# Dead Crystal Red Shrimp : (



## alvincalvin28 (Mar 8, 2010)

My crystal red shrimp have been dying off slowly. I also keep red cherry shrimp and they are doing fine. I just want to know if they start to turn solid from the tail and it slowly creeps up toward their head their natural dying process when they get ill? More importantly can it be reversed? They tend to linger for a long time and finally stop moving. Still very new to the hobby and the red cherry's have been in the tank for 5 mos the crystal red's have only lasted 2 mos.


----------



## bigshrimpin (Apr 2, 2009)

what are the tank specs?
we need more info...


----------



## aelysa (Oct 20, 2006)

You might want to test your ph and water temps. Cherries can survive in a wide spectrum of water but CRS like cooler water with a ph at 7 or less. Sorry for your losses


----------



## GlassCat594 (Mar 20, 2009)

sound like your water paramaters are ideal for RCS but not for CRS. 

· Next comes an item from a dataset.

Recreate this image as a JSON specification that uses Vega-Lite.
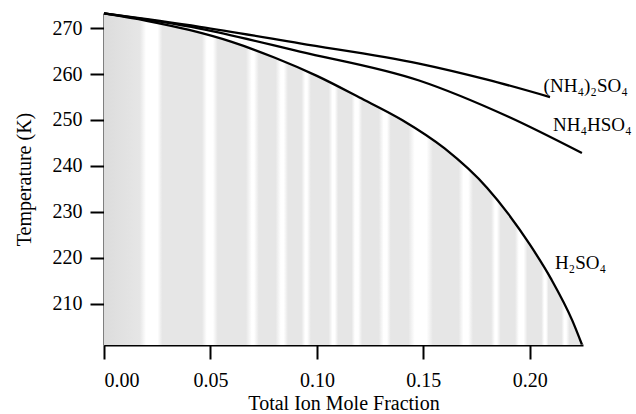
{
  "$schema": "https://vega.github.io/schema/vega-lite/v6.json",
  "width": 479,
  "height": 332,
  "autosize": "none",
  "padding": {"left": 104, "top": 13, "right": 53, "bottom": 69},
  "background": "white",
  "config": {
    "view": {"stroke": null},
    "font": "Liberation Serif",
    "axis": {
      "grid": false,
      "domainColor": "black",
      "domainWidth": 2,
      "tickColor": "black",
      "tickWidth": 2,
      "tickSize": 14,
      "labelFont": "Liberation Serif",
      "labelFontSize": 20,
      "labelColor": "black",
      "titleFont": "Liberation Serif",
      "titleFontSize": 20,
      "titleFontWeight": "normal",
      "titleColor": "black"
    }
  },
  "datasets": {
    "curves": [
      {"series": "H2SO4", "x": 0.0, "T": 273.2},
      {"series": "H2SO4", "x": 0.02, "T": 271.6},
      {"series": "H2SO4", "x": 0.04, "T": 269.6},
      {"series": "H2SO4", "x": 0.06, "T": 267.0},
      {"series": "H2SO4", "x": 0.08, "T": 263.6},
      {"series": "H2SO4", "x": 0.1, "T": 259.6},
      {"series": "H2SO4", "x": 0.12, "T": 254.9},
      {"series": "H2SO4", "x": 0.14, "T": 250.0},
      {"series": "H2SO4", "x": 0.16, "T": 243.8},
      {"series": "H2SO4", "x": 0.18, "T": 235.2},
      {"series": "H2SO4", "x": 0.19, "T": 229.5},
      {"series": "H2SO4", "x": 0.2, "T": 222.9},
      {"series": "H2SO4", "x": 0.21, "T": 215.4},
      {"series": "H2SO4", "x": 0.22, "T": 206.3},
      {"series": "H2SO4", "x": 0.2245, "T": 201.1},
      {"series": "NH4HSO4", "x": 0.0, "T": 273.2},
      {"series": "NH4HSO4", "x": 0.045, "T": 269.9},
      {"series": "NH4HSO4", "x": 0.092, "T": 264.9},
      {"series": "NH4HSO4", "x": 0.148, "T": 258.6},
      {"series": "NH4HSO4", "x": 0.19, "T": 250.7},
      {"series": "NH4HSO4", "x": 0.2245, "T": 242.8},
      {"series": "(NH4)2SO4", "x": 0.0, "T": 273.2},
      {"series": "(NH4)2SO4", "x": 0.045, "T": 270.3},
      {"series": "(NH4)2SO4", "x": 0.092, "T": 266.7},
      {"series": "(NH4)2SO4", "x": 0.148, "T": 262.3},
      {"series": "(NH4)2SO4", "x": 0.18, "T": 258.8},
      {"series": "(NH4)2SO4", "x": 0.2095, "T": 255.0}
    ],
    "labels": [
      {"label": "(NH₄)₂SO₄", "x": 0.2065, "T": 257.5},
      {"label": "NH₄HSO₄", "x": 0.2109, "T": 248.9},
      {"label": "H₂SO₄", "x": 0.2118, "T": 218.9}
    ]
  },
  "layer": [
    {
      "data": {"name": "curves"},
      "transform": [{"filter": "datum.series === 'H2SO4'"}],
      "mark": {
        "type": "area",
        "interpolate": "monotone",
        "color": {
          "gradient": "linear",
          "x1": 0, "x2": 1, "y1": 0, "y2": 0,
          "stops": [
            {"offset": 0.0, "color": "#dcdcdc"},
            {"offset": 0.075, "color": "#e6e6e6"},
            {"offset": 0.088, "color": "#ffffff"},
            {"offset": 0.112, "color": "#ffffff"},
            {"offset": 0.122, "color": "#e6e6e6"},
            {"offset": 0.205, "color": "#e6e6e6"},
            {"offset": 0.215, "color": "#ffffff"},
            {"offset": 0.228, "color": "#ffffff"},
            {"offset": 0.238, "color": "#e6e6e6"},
            {"offset": 0.297, "color": "#e6e6e6"},
            {"offset": 0.309, "color": "#ffffff"},
            {"offset": 0.314, "color": "#ffffff"},
            {"offset": 0.324, "color": "#e6e6e6"},
            {"offset": 0.359, "color": "#e6e6e6"},
            {"offset": 0.37, "color": "#ffffff"},
            {"offset": 0.376, "color": "#ffffff"},
            {"offset": 0.385, "color": "#e6e6e6"},
            {"offset": 0.413, "color": "#e6e6e6"},
            {"offset": 0.421, "color": "#ffffff"},
            {"offset": 0.425, "color": "#ffffff"},
            {"offset": 0.433, "color": "#e6e6e6"},
            {"offset": 0.47, "color": "#e6e6e6"},
            {"offset": 0.478, "color": "#ffffff"},
            {"offset": 0.483, "color": "#ffffff"},
            {"offset": 0.49, "color": "#e6e6e6"},
            {"offset": 0.518, "color": "#e6e6e6"},
            {"offset": 0.525, "color": "#ffffff"},
            {"offset": 0.532, "color": "#ffffff"},
            {"offset": 0.54, "color": "#e6e6e6"},
            {"offset": 0.575, "color": "#e6e6e6"},
            {"offset": 0.585, "color": "#ffffff"},
            {"offset": 0.592, "color": "#ffffff"},
            {"offset": 0.6, "color": "#e6e6e6"},
            {"offset": 0.637, "color": "#e6e6e6"},
            {"offset": 0.65, "color": "#ffffff"},
            {"offset": 0.675, "color": "#ffffff"},
            {"offset": 0.688, "color": "#e6e6e6"},
            {"offset": 0.742, "color": "#e6e6e6"},
            {"offset": 0.752, "color": "#ffffff"},
            {"offset": 0.762, "color": "#ffffff"},
            {"offset": 0.772, "color": "#e6e6e6"},
            {"offset": 0.81, "color": "#e6e6e6"},
            {"offset": 0.818, "color": "#ffffff"},
            {"offset": 0.822, "color": "#ffffff"},
            {"offset": 0.83, "color": "#e6e6e6"},
            {"offset": 0.86, "color": "#e6e6e6"},
            {"offset": 0.868, "color": "#ffffff"},
            {"offset": 0.878, "color": "#ffffff"},
            {"offset": 0.886, "color": "#e6e6e6"},
            {"offset": 0.915, "color": "#e6e6e6"},
            {"offset": 0.921, "color": "#ffffff"},
            {"offset": 0.925, "color": "#ffffff"},
            {"offset": 0.93, "color": "#e6e6e6"},
            {"offset": 0.957, "color": "#e6e6e6"},
            {"offset": 0.963, "color": "#ffffff"},
            {"offset": 0.967, "color": "#ffffff"},
            {"offset": 0.974, "color": "#e6e6e6"},
            {"offset": 1.0, "color": "#e6e6e6"}
          ]
        }
      },
      "encoding": {
        "x": {"field": "x", "type": "quantitative"},
        "y": {"field": "T", "type": "quantitative"},
        "y2": {"datum": 201}
      }
    },
    {
      "data": {"name": "curves"},
      "mark": {"type": "line", "interpolate": "monotone", "color": "black", "strokeWidth": 2.3},
      "encoding": {
        "x": {
          "field": "x",
          "type": "quantitative",
          "scale": {"domain": [0, 0.225], "nice": false, "zero": false},
          "axis": {
            "title": "Total Ion Mole Fraction",
            "values": [0, 0.05, 0.1, 0.15, 0.2],
            "format": ".2f",
            "labelPadding": 11,
            "titlePadding": 3
          }
        },
        "y": {
          "field": "T",
          "type": "quantitative",
          "scale": {"domain": [201, 273.3], "nice": false, "zero": false},
          "axis": {
            "title": "Temperature (K)",
            "values": [210, 220, 230, 240, 250, 260, 270],
            "labelPadding": 8,
            "titlePadding": 18
          }
        },
        "detail": {"field": "series"}
      }
    },
    {
      "data": {"name": "labels"},
      "mark": {"type": "text", "align": "left", "baseline": "middle", "font": "Liberation Serif", "fontSize": 19, "color": "black"},
      "encoding": {
        "x": {"field": "x", "type": "quantitative"},
        "y": {"field": "T", "type": "quantitative"},
        "text": {"field": "label"}
      }
    }
  ]
}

keeping CRS is hard and you need to keep Temp stable and keep KH and GH low by using RO water. do you do this?


----------



## bulrush (May 7, 2007)

Yep. RCS are very hardy, for shrimp. But CRS need specific water parameters, like pH and temperature. 

Don't forget to post your results for: ammonia, nitrite, nitrate, just in case those are the problem.


----------



## Cichlid_Bob (Mar 2, 2010)

pH - 6.4 - 6.8
temp - 72F
gH - 3-5
kH 1-2

nitrates <20ppm
nitrite -0
ammonia -0

they'll live forever. 


----------